** begin Given information **
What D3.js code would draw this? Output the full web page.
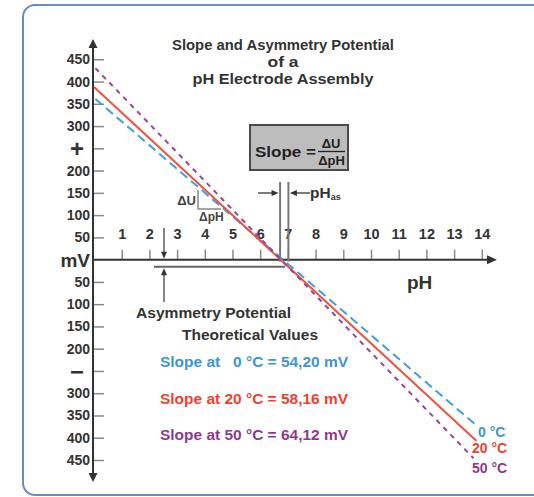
<!DOCTYPE html>
<html>
<head>
<meta charset="utf-8">
<script src="https://cdn.jsdelivr.net/npm/d3@7/dist/d3.min.js"></script>
<style>
  html, body { margin: 0; padding: 0; background: #fff; }
  svg { display: block; font-family: "Liberation Sans", Arial, Helvetica, sans-serif; font-weight: bold; }
</style>
</head>
<body>
<svg id="chart" width="534" height="497"></svg>
<script>
// ---------------- data ----------------
const titleLines = ["Slope and Asymmetry Potential", "of a", "pH Electrode Assembly"];
const pHTicks = [1, 2, 3, 4, 5, 6, 7, 8, 9, 10, 11, 12, 13, 14];
const mVTicks = [450, 400, 350, 300, 250, 200, 150, 100, 50, -50, -100, -150, -200, -250, -300, -350, -400, -450];
const seriesNames = ["0 °C", "20 °C", "50 °C"];
const seriesSlopes = ["54,20", "58,16", "64,12"];
const line0C = [[0.05, 361], [13.8, -372]];
const line20C = [[0.0, 388], [13.8, -407]];
const line50C = [[0.05, 430], [13.7, -446]];
const pHas = [6.7, 7.0];          // asymmetry pH markers
const asymPotential = -16;        // mV level of the intersection

// ---------------- setup ----------------
const svg = d3.select("#chart");
const colors = ["#3f9de0", "#f0503c", "#9b4597"];
const textColors = ["#3a96d6", "#ee3f31", "#8e3a8c"];
const dashes = ["9,5", null, "5,5"];

const x = d3.scaleLinear().domain([0, 14]).range([94, 481.8]);
const y = d3.scaleLinear().domain([-450, 450]).range([460, 59.3]);
const axisX = 93;

// frame
svg.append("rect").attr("x", 23).attr("y", 5).attr("width", 540).attr("height", 490)
  .attr("rx", 12).attr("fill", "#fff").attr("stroke", "#6b8cc2").attr("stroke-width", 2);

function arrowHead(tx, ty, dir, len, half, color) {
  let p;
  if (dir === "up") p = [[tx, ty], [tx - half, ty + len], [tx + half, ty + len]];
  if (dir === "down") p = [[tx, ty], [tx - half, ty - len], [tx + half, ty - len]];
  if (dir === "right") p = [[tx, ty], [tx - len, ty - half], [tx - len, ty + half]];
  if (dir === "left") p = [[tx, ty], [tx + len, ty - half], [tx + len, ty + half]];
  svg.append("path").attr("d", "M" + p.map(d => d.join(",")).join("L") + "Z").attr("fill", color || "#333");
}

// ---------------- title ----------------
const titleW = [222, 31, 181];
svg.append("g").selectAll("text").data(titleLines).join("text")
  .attr("x", 283).attr("y", (d, i) => 50 + i * 17)
  .attr("text-anchor", "middle").attr("font-size", 14.5).attr("fill", "#333")
  .attr("textLength", (d, i) => titleW[i]).attr("lengthAdjust", "spacingAndGlyphs")
  .text(d => d);

// ---------------- y axis ----------------
const yAxis = d3.axisLeft(y).tickValues(mVTicks).tickSizeInner(-11).tickSizeOuter(0).tickPadding(3)
  .tickFormat(d => d === 250 ? "+" : d === -250 ? "\u2212" : String(Math.abs(d)));
const gy = svg.append("g").attr("transform", `translate(${axisX},0)`).call(yAxis);
gy.select(".domain").remove();
gy.selectAll(".tick line").attr("stroke", "#888").attr("stroke-width", 1.5);
gy.selectAll(".tick text").attr("font-size", 14).attr("fill", "#333")
  .attr("font-family", "'Liberation Sans', Arial, sans-serif").attr("font-weight", "bold")
  .each(function (d) {
    if (Math.abs(d) === 250) {
      d3.select(this).attr("font-size", 24).attr("x", -9).attr("dy", d > 0 ? "0.36em" : "0.34em");
    }
  });

svg.append("line").attr("x1", axisX).attr("x2", axisX).attr("y1", 44).attr("y2", 476)
  .attr("stroke", "#333").attr("stroke-width", 2);
arrowHead(axisX, 39, "up", 9, 4.5);
arrowHead(axisX, 482, "down", 9, 4.5);

// ---------------- x axis ----------------
const xAxis = d3.axisTop(x).tickValues(pHTicks).tickSizeInner(10).tickSizeOuter(0).tickPadding(11)
  .tickFormat(d3.format("d"));
const gx = svg.append("g").attr("transform", `translate(0,${y(0)})`).call(xAxis);
gx.select(".domain").remove();
gx.selectAll(".tick line").attr("stroke", "#888").attr("stroke-width", 1.5);
gx.selectAll(".tick text").attr("font-size", 14.5).attr("fill", "#333")
  .attr("font-family", "'Liberation Sans', Arial, sans-serif").attr("font-weight", "bold");

svg.append("line").attr("x1", axisX).attr("x2", 489).attr("y1", y(0)).attr("y2", y(0))
  .attr("stroke", "#333").attr("stroke-width", 2);
arrowHead(497, y(0), "right", 10, 4.5);

svg.append("text").attr("x", 90).attr("y", y(0) + 7).attr("text-anchor", "end")
  .attr("font-size", 19).attr("fill", "#333").text("mV");
svg.append("text").attr("x", 407).attr("y", 289).attr("font-size", 19).attr("fill", "#333").text("pH");

// ---------------- annotations ----------------
// slope box
svg.append("rect").attr("x", 250).attr("y", 125).attr("width", 98).attr("height", 45)
  .attr("fill", "#bdbdbd").attr("stroke", "#4a4a4a").attr("stroke-width", 2);
svg.append("text").attr("x", 255).attr("y", 157).attr("font-size", 14.5).attr("fill", "#222")
  .attr("textLength", 61).attr("lengthAdjust", "spacingAndGlyphs").text("Slope =");
svg.append("text").attr("x", 331).attr("y", 148).attr("text-anchor", "middle").attr("font-size", 13).attr("fill", "#222").text("\u0394U");
svg.append("line").attr("x1", 318).attr("x2", 345).attr("y1", 151.5).attr("y2", 151.5).attr("stroke", "#222").attr("stroke-width", 1.3);
svg.append("text").attr("x", 331.5).attr("y", 165).attr("text-anchor", "middle").attr("font-size", 13).attr("fill", "#222").text("\u0394pH");

// pH_as markers
const pxL = x(pHas[0]) + 0.5, pxR = x(pHas[1]) + 0.5;
[pxL, pxR].forEach(px => {
  svg.append("line").attr("x1", px).attr("x2", px).attr("y1", 182).attr("y2", y(0) + 2)
    .attr("stroke", "#777").attr("stroke-width", 2);
});
svg.append("line").attr("x1", 258).attr("x2", pxL - 6).attr("y1", 193).attr("y2", 193).attr("stroke", "#333").attr("stroke-width", 1.3);
arrowHead(pxL - 1.5, 193, "right", 7, 3);
svg.append("line").attr("x1", 310).attr("x2", pxR + 6).attr("y1", 193).attr("y2", 193).attr("stroke", "#333").attr("stroke-width", 1.3);
arrowHead(pxR + 1.5, 193, "left", 7, 3);
const phas = svg.append("text").attr("x", 310).attr("y", 198).attr("font-size", 15.5).attr("fill", "#333");
phas.append("tspan").text("pH");
phas.append("tspan").attr("font-size", 9).attr("dy", 2).text("as");

// asymmetry potential bracket
const ay = y(asymPotential);
svg.append("line").attr("x1", 164).attr("x2", 164).attr("y1", 228).attr("y2", y(0) - 5).attr("stroke", "#444").attr("stroke-width", 1.3);
arrowHead(164, y(0) - 1, "down", 7, 3);
svg.append("line").attr("x1", 154).attr("x2", x(6.9)).attr("y1", ay).attr("y2", ay).attr("stroke", "#666").attr("stroke-width", 1.8);
svg.append("line").attr("x1", 164).attr("x2", 164).attr("y1", 302).attr("y2", ay + 5).attr("stroke", "#444").attr("stroke-width", 1.3);
arrowHead(164, ay + 1.5, "up", 7, 3);
svg.append("text").attr("x", 136).attr("y", 318).attr("font-size", 14.5).attr("fill", "#333")
  .attr("textLength", 155).attr("lengthAdjust", "spacingAndGlyphs").text("Asymmetry Potential");

// delta triangle
svg.append("path").attr("d", "M198,190 L198,209 L221,209").attr("fill", "none").attr("stroke", "#888").attr("stroke-width", 1.5);
svg.append("text").attr("x", 196).attr("y", 205).attr("text-anchor", "end").attr("font-size", 13).attr("fill", "#444").text("\u0394U");
svg.append("text").attr("x", 199).attr("y", 221).attr("font-size", 12).attr("fill", "#444").text("\u0394pH");

// ---------------- lines ----------------
const lineGen = d3.line().x(d => x(d[0])).y(d => y(d[1]));
const lines = [line0C, line20C, line50C];
svg.append("g").selectAll("path").data(lines).join("path")
  .attr("d", d => lineGen(d)).attr("fill", "none")
  .attr("stroke", (d, i) => colors[i]).attr("stroke-width", 2)
  .attr("stroke-dasharray", (d, i) => dashes[i]);

// end labels
const endLabelPos = [[478, 437], [472, 453], [472, 473]];
svg.append("g").selectAll("text").data(seriesNames).join("text")
  .attr("x", (d, i) => endLabelPos[i][0]).attr("y", (d, i) => endLabelPos[i][1])
  .attr("font-size", 14).attr("fill", (d, i) => textColors[i]).text(d => d);

// theoretical values
svg.append("text").attr("x", 182).attr("y", 340).attr("font-size", 14.5).attr("fill", "#333")
  .attr("textLength", 136).attr("lengthAdjust", "spacingAndGlyphs").text("Theoretical Values");
const legendY = [367, 404, 440];
svg.append("g").selectAll("text").data(seriesNames).join("text")
  .attr("x", 160).attr("y", (d, i) => legendY[i]).attr("font-size", 14.5)
  .attr("xml:space", "preserve")
  .attr("fill", (d, i) => textColors[i])
  .attr("textLength", 188).attr("lengthAdjust", "spacingAndGlyphs")
  .text((d, i) => "Slope at " + (d.length < 5 ? "  " : "") + d + " = " + seriesSlopes[i] + " mV");
</script>
</body>
</html>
** end Given information **
Instructions for the task: Skip every picture and return the lines above from the top through the one that contains "const axisX = 93;".

Task response:
What D3.js code would draw this? Output the full web page.
<!DOCTYPE html>
<html>
<head>
<meta charset="utf-8">
<script src="https://cdn.jsdelivr.net/npm/d3@7/dist/d3.min.js"></script>
<style>
  html, body { margin: 0; padding: 0; background: #fff; }
  svg { display: block; font-family: "Liberation Sans", Arial, Helvetica, sans-serif; font-weight: bold; }
</style>
</head>
<body>
<svg id="chart" width="534" height="497"></svg>
<script>
// ---------------- data ----------------
const titleLines = ["Slope and Asymmetry Potential", "of a", "pH Electrode Assembly"];
const pHTicks = [1, 2, 3, 4, 5, 6, 7, 8, 9, 10, 11, 12, 13, 14];
const mVTicks = [450, 400, 350, 300, 250, 200, 150, 100, 50, -50, -100, -150, -200, -250, -300, -350, -400, -450];
const seriesNames = ["0 °C", "20 °C", "50 °C"];
const seriesSlopes = ["54,20", "58,16", "64,12"];
const line0C = [[0.05, 361], [13.8, -372]];
const line20C = [[0.0, 388], [13.8, -407]];
const line50C = [[0.05, 430], [13.7, -446]];
const pHas = [6.7, 7.0];          // asymmetry pH markers
const asymPotential = -16;        // mV level of the intersection

// ---------------- setup ----------------
const svg = d3.select("#chart");
const colors = ["#3f9de0", "#f0503c", "#9b4597"];
const textColors = ["#3a96d6", "#ee3f31", "#8e3a8c"];
const dashes = ["9,5", null, "5,5"];

const x = d3.scaleLinear().domain([0, 14]).range([94, 481.8]);
const y = d3.scaleLinear().domain([-450, 450]).range([460, 59.3]);
const axisX = 93;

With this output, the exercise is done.